Ieri vi abbiamo informato degli scarsi ricavi ottenuti dagli artisti tramite il servizio di streaming Spotify: cantanti di sicuro successo come Lady GaGa hanno guadagnato, nel corso dell’intero anno, cifre davvero irrisorie, di poco superiori ai 110 euro. Il modello di streaming basato sulla pubblicità, acclamato dai media come il nuovo P2P killer, è ancora lontano dall’essere un’alternativa valida ai network di filesharing.
La popstar inglese Lily Allen, da tempo ossessivamente impegnata alla lotta al libero scambio fra gli utenti, è nuovamente intervenuta sulla questione, spiegando parte dei misteri che rendono Spotify così poco remunerativo.
Attraverso le pagine del proprio account Twitter, l’irriverente artista sottolinea come siano le major a contendersi la gran parte degli introiti di Spotify, lasciando i musicisti a bocca asciutta:
Sapevate che le major detengono ampie quote di Spotify, e incassano soldi sulla pubblicità anche in questo caso a discapito dell’artista?
Come accennato ieri, sono proprio le etichette discografiche a sottrarre incassi ai propri stessi artisti. La questione, tuttavia, sembrerebbe addirittura più grave di quanto preventivato.
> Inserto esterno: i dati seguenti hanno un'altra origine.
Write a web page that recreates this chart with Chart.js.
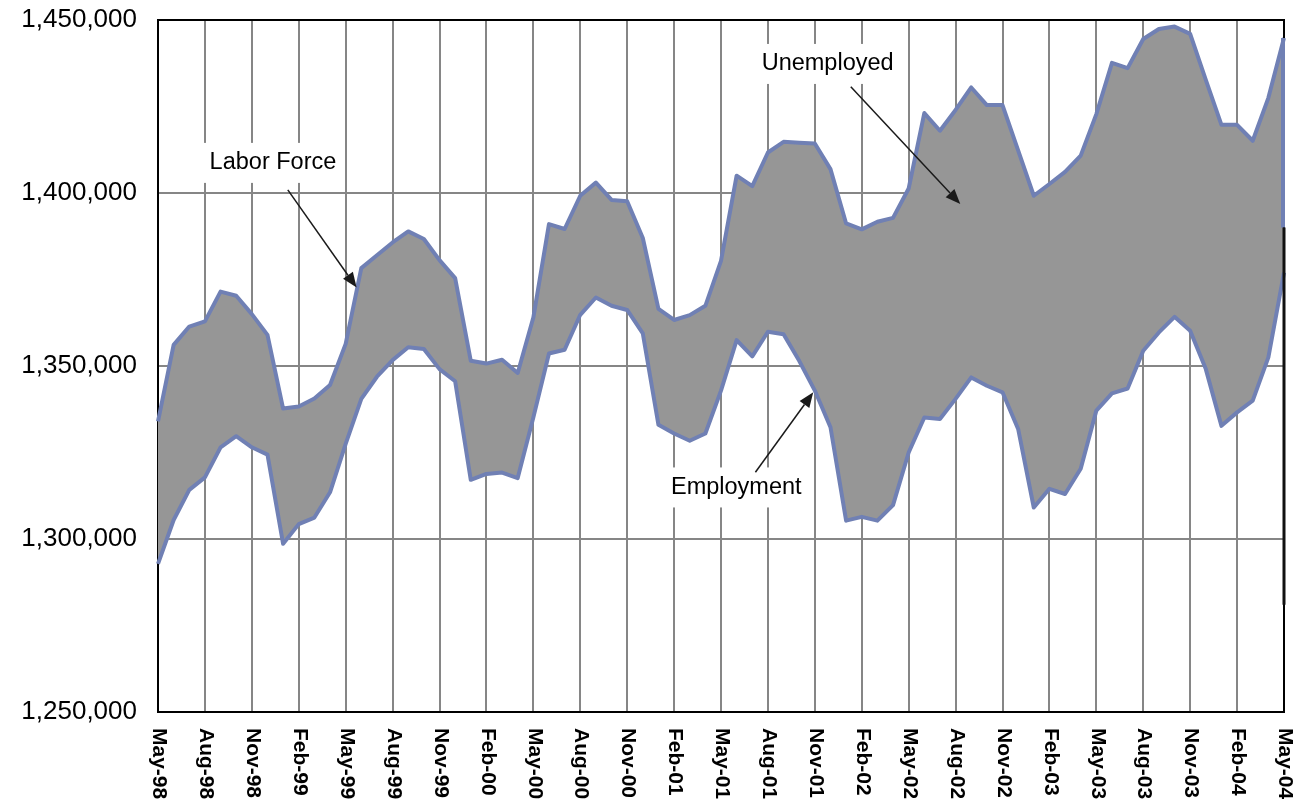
<!DOCTYPE html>
<html>
<head>
<meta charset="utf-8">
<script src="https://cdn.jsdelivr.net/npm/chart.js@4.4.1/dist/chart.umd.min.js"></script>
<style>
  html, body { margin: 0; padding: 0; background: #fff; }
  #wrap { width: 1306px; height: 811px; position: relative; }
</style>
</head>
<body>
<div id="wrap"><canvas id="myChart"></canvas></div>
<script>
// monthly categories, May-98 .. May-04
const months = [
  "May-98", "Jun-98", "Jul-98", "Aug-98", "Sep-98", "Oct-98", "Nov-98", "Dec-98",
  "Jan-99", "Feb-99", "Mar-99", "Apr-99", "May-99", "Jun-99", "Jul-99", "Aug-99", "Sep-99", "Oct-99", "Nov-99", "Dec-99",
  "Jan-00", "Feb-00", "Mar-00", "Apr-00", "May-00", "Jun-00", "Jul-00", "Aug-00", "Sep-00", "Oct-00", "Nov-00", "Dec-00",
  "Jan-01", "Feb-01", "Mar-01", "Apr-01", "May-01", "Jun-01", "Jul-01", "Aug-01", "Sep-01", "Oct-01", "Nov-01", "Dec-01",
  "Jan-02", "Feb-02", "Mar-02", "Apr-02", "May-02", "Jun-02", "Jul-02", "Aug-02", "Sep-02", "Oct-02", "Nov-02", "Dec-02",
  "Jan-03", "Feb-03", "Mar-03", "Apr-03", "May-03", "Jun-03", "Jul-03", "Aug-03", "Sep-03", "Oct-03", "Nov-03", "Dec-03",
  "Jan-04", "Feb-04", "Mar-04", "Apr-04", "May-04"
];

// labels shown under the axis (every 3rd month)
const tickLabels = [
  "May-98", "Aug-98", "Nov-98", "Feb-99", "May-99", "Aug-99", "Nov-99", "Feb-00", "May-00",
  "Aug-00", "Nov-00", "Feb-01", "May-01", "Aug-01", "Nov-01", "Feb-02", "May-02", "Aug-02",
  "Nov-02", "Feb-03", "May-03", "Aug-03", "Nov-03", "Feb-04", "May-04"
];

const laborForce = [
  1334000, 1356100, 1361400, 1362900, 1371500, 1370300, 1365000, 1359000,
  1337700, 1338300, 1340600, 1344500, 1356400, 1378300, 1382000, 1385700, 1388900, 1386700, 1380600, 1375400,
  1351500, 1350700, 1351800, 1348000, 1364000, 1391000, 1389600, 1399200, 1403000, 1398000, 1397600, 1387000,
  1366500, 1363300, 1364700, 1367400, 1380400, 1405000, 1402000, 1411700, 1414800, 1414500, 1414300, 1406900,
  1391200, 1389500, 1391700, 1392800, 1401300, 1423100, 1418000, 1424000, 1430500, 1425400, 1425400, 1412300,
  1399200, 1402600, 1406100, 1410800, 1422800, 1437600, 1436100, 1444500, 1447400, 1448100, 1446000, 1432700,
  1419700, 1419700, 1415100, 1427500, 1444800
];

const employment = [
  1292800, 1305500, 1314200, 1317800, 1326500, 1329700, 1326500, 1324400,
  1298600, 1304300, 1306200, 1313500, 1327500, 1340500, 1346900, 1351700, 1355400, 1354900, 1349100, 1345600,
  1317100, 1318800, 1319200, 1317600, 1335100, 1353600, 1354700, 1364800, 1369800, 1367400, 1366200, 1359400,
  1333000, 1330500, 1328400, 1330500, 1342900, 1357500, 1352800, 1359900, 1359200, 1351500, 1342900, 1332300,
  1305300, 1306400, 1305300, 1309800, 1325000, 1335100, 1334700, 1340500, 1346700, 1344300, 1342400, 1331800,
  1309100, 1314500, 1313000, 1320300, 1337100, 1342100, 1343500, 1354400, 1359700, 1364200, 1360200, 1349100,
  1332700, 1336600, 1340000, 1352500, 1377000
];

const yMin = 1250000;
const yMax = 1450000;
const yStep = 50000;

// callouts, placed in data units (month index, value)
const callouts = [
  { text: "Labor Force", x: 3.3, y: 1408700, from: [8.3, 1400900], to: [12.7, 1372700] },
  { text: "Unemployed", x: 38.6, y: 1437300, from: [44.3, 1430700], to: [51.3, 1396800] },
  { text: "Employment", x: 32.8, y: 1314900, from: [38.2, 1319300], to: [41.9, 1342400] }
];

// odd bits on the right edge of the original (area outline / heavy frame piece)
const edgeOutlineTo = 1390000;
const edgeHeavyFrom = 1390000;
const edgeHeavyTo = 1281000;

const FONT = "'Liberation Sans', Arial, Helvetica, sans-serif";
const lineColor = "rgb(112,128,180)";
const areaColor = "#969696";
const gridColor = "#868686";

Chart.defaults.font.family = FONT;
Chart.defaults.color = "#000";

const drawArrow = (ctx, x1, y1, x2, y2) => {
  const ang = Math.atan2(y2 - y1, x2 - x1);
  const len = 15, half = 6;
  const bx = x2 - len * Math.cos(ang);
  const by = y2 - len * Math.sin(ang);
  ctx.beginPath();
  ctx.moveTo(x1, y1);
  ctx.lineTo(bx, by);
  ctx.stroke();
  ctx.beginPath();
  ctx.moveTo(x2, y2);
  ctx.lineTo(bx + half * Math.sin(ang), by - half * Math.cos(ang));
  ctx.lineTo(bx - half * Math.sin(ang), by + half * Math.cos(ang));
  ctx.closePath();
  ctx.fill();
};

const extras = {
  id: "extras",
  afterDraw(chart) {
    const { ctx, chartArea } = chart;
    const xs = chart.scales.x;
    const ys = chart.scales.y;

    // top + right frame
    ctx.save();
    ctx.strokeStyle = "#000";
    ctx.lineWidth = 2;
    ctx.beginPath();
    ctx.moveTo(chartArea.left, chartArea.top);
    ctx.lineTo(chartArea.right, chartArea.top);
    ctx.lineTo(chartArea.right, chartArea.bottom);
    ctx.stroke();

    // right edge: outline piece + heavy frame piece
    const last = laborForce.length - 1;
    const rx = xs.getPixelForValue(last);
    ctx.strokeStyle = lineColor;
    ctx.lineWidth = 4;
    ctx.beginPath();
    ctx.moveTo(rx - 1, ys.getPixelForValue(laborForce[last]));
    ctx.lineTo(rx - 1, ys.getPixelForValue(edgeOutlineTo));
    ctx.stroke();
    ctx.strokeStyle = "#111";
    ctx.lineWidth = 3;
    ctx.beginPath();
    ctx.moveTo(rx, ys.getPixelForValue(edgeHeavyFrom));
    ctx.lineTo(rx, ys.getPixelForValue(edgeHeavyTo));
    ctx.stroke();
    ctx.restore();

    // rotated month labels (reading downwards)
    ctx.save();
    ctx.font = "bold 21px " + FONT;
    ctx.fillStyle = "#000";
    ctx.textAlign = "left";
    ctx.textBaseline = "middle";
    tickLabels.forEach((lab) => {
      const x = xs.getPixelForValue(months.indexOf(lab));
      ctx.save();
      ctx.translate(x + 1, chartArea.bottom + 16);
      ctx.rotate(Math.PI / 2);
      ctx.fillText(lab, 0, 0);
      ctx.restore();
    });
    ctx.restore();

    // callouts
    ctx.save();
    ctx.font = "23.5px " + FONT;
    ctx.textAlign = "left";
    ctx.textBaseline = "middle";
    callouts.forEach((c) => {
      const tx = xs.getPixelForValue(c.x);
      const ty = ys.getPixelForValue(c.y);
      const w = ctx.measureText(c.text).width;
      ctx.fillStyle = "#fff";
      ctx.fillRect(tx - 6, ty - 20, w + 12, 40);
      ctx.fillStyle = "#000";
      ctx.fillText(c.text, tx, ty);
      ctx.strokeStyle = "#1a1a1a";
      ctx.fillStyle = "#1a1a1a";
      ctx.lineWidth = 1.5;
      drawArrow(ctx,
        xs.getPixelForValue(c.from[0]), ys.getPixelForValue(c.from[1]),
        xs.getPixelForValue(c.to[0]), ys.getPixelForValue(c.to[1]));
    });
    ctx.restore();
  }
};

const data = {
  labels: months,
  datasets: [
    {
      label: "Labor Force",
      data: laborForce,
      borderColor: lineColor,
      borderWidth: 4,
      backgroundColor: areaColor,
      fill: "+1",
      pointRadius: 0,
      tension: 0,
      borderJoinStyle: "round"
    },
    {
      label: "Employment",
      data: employment,
      borderColor: lineColor,
      borderWidth: 4,
      fill: false,
      pointRadius: 0,
      tension: 0,
      borderJoinStyle: "round"
    }
  ]
};

const config = {
  type: "line",
  data,
  options: {
    responsive: true,
    maintainAspectRatio: false,
    animation: false,
    layout: { padding: { top: 20, right: 22, left: 0, bottom: 0 } },
    plugins: {
      legend: { display: false },
      tooltip: { enabled: false },
      filler: { drawTime: "beforeDatasetsDraw" }
    },
    scales: {
      x: {
        type: "category",
        offset: false,
        afterFit: (scale) => {
          scale.height = 99;
          scale.paddingLeft = 0;
          scale.paddingRight = 0;
        },
        ticks: { display: false, autoSkip: false },
        grid: {
          drawTicks: false,
          lineWidth: 2,
          color: (c) => (c.index % 3 === 0 ? gridColor : "rgba(0,0,0,0)")
        },
        border: { color: "#000", width: 2 }
      },
      y: {
        min: yMin,
        max: yMax,
        afterFit: (scale) => {
          scale.width = 158;
          scale.paddingTop = 0;
          scale.paddingBottom = 0;
        },
        ticks: {
          stepSize: yStep,
          padding: 21,
          font: { size: 26 },
          color: "#000",
          callback: (v) => v.toLocaleString("en-US")
        },
        grid: { drawTicks: false, lineWidth: 2, color: gridColor },
        border: { color: "#000", width: 2 }
      }
    }
  },
  plugins: [extras]
};

const myChart = new Chart(document.querySelector("#myChart"), config);
</script>
</body>
</html>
Infatti, mentre i contratti tra Spotify e le major prevedono pagamenti irrisori, le etichette indie sono in grado di garantire guadagni più che soddisfacenti tramite lo sfruttamento del servizio di streaming.
I musicisti legati a catene indipendenti di distribuzione, come ad esempio RouteNote, ricevono da Spotify 0,03 dollari ad ogni riproduzione che, per un milione di ascolti, si trasforma in ben 30.000 dollari. Cifre ben lontane dai 113 euro guadagnati da Lady GaGa per lo stesso numero di brani ascoltati dagli utenti.